Our conversation moves on to how to create a tipping point where
societies change even when the individuals within that society may not have
changed, (think the Egyptian leader, Sadat coming to Israel or civil or gay
rights legislation in the US). We end
reflecting on the politics of fear which is the same in our own country and
“the tool of empire.” We examine the weariness of popular struggles, the
effectiveness of the IDF, the impact of constant intimidation, incursions,
arrests and detention, the lack of emotional and physical reserves in the
village populace and the absence of support from the cities.
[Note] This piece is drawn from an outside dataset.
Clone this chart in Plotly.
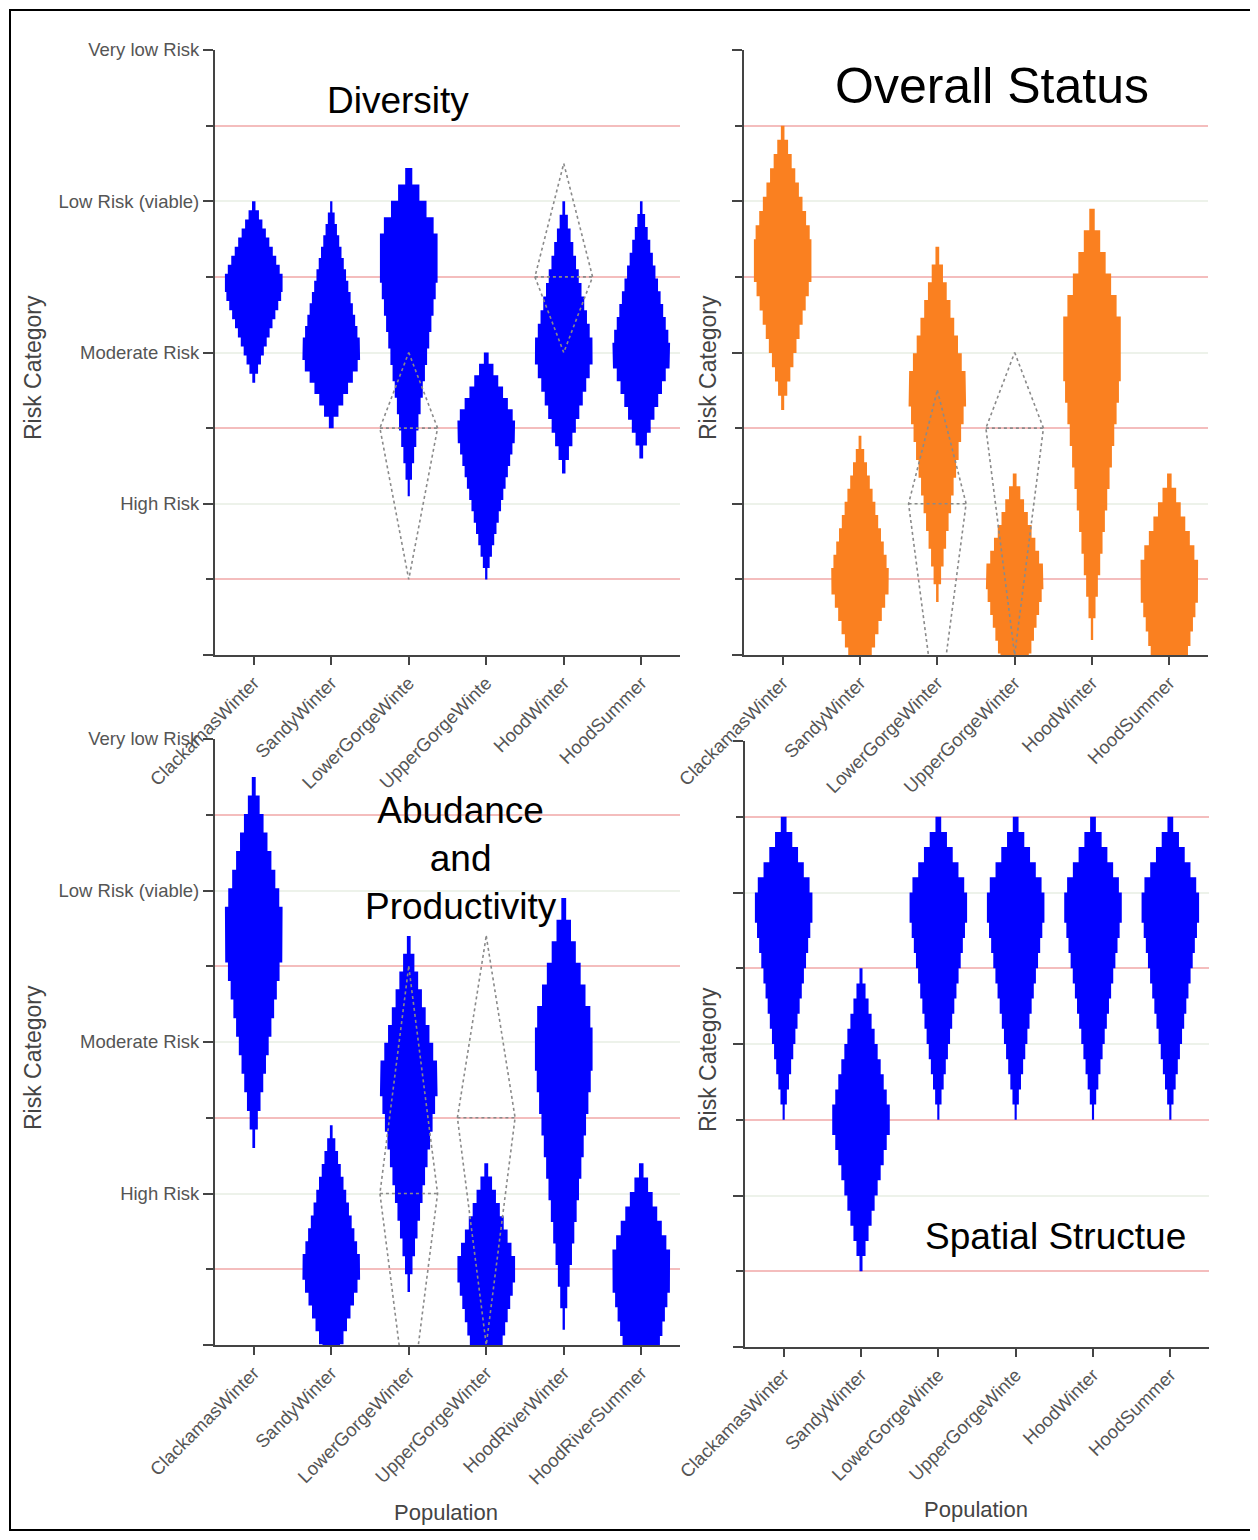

Our African American elders begin speaking from the deep well of
their experience. We are reminded that we don’t know when the next big wave is
coming; we need to keep building capacity, we cannot predict where breaks will
come and we have to be prepared and ready for those breaks: the lynching of
Emmett Till in Mississippi in 1955, then Rosa Parks refusal to sit in the back
of the bus, her act of courage growing out of a connection to a black women’s
organization and a long yearning for change.
When King came, people asked him to represent them. “You have control
over staying ready and not let despair and hopelessness beat you down. Be ready
because we need our countries to be different….Once you take your enemies hope
away, they are defeated.”
It is late, the Israelis need to head back and we need to find our
home stays where we are warmly greeted, fed again, and play with a cast of lively
children. Soon I am asleep on a Dora the
Explorer bedspread, curled up in what is obviously the four girls’ bedroom with
two of my sisters in struggle, dreaming of our extraordinary day.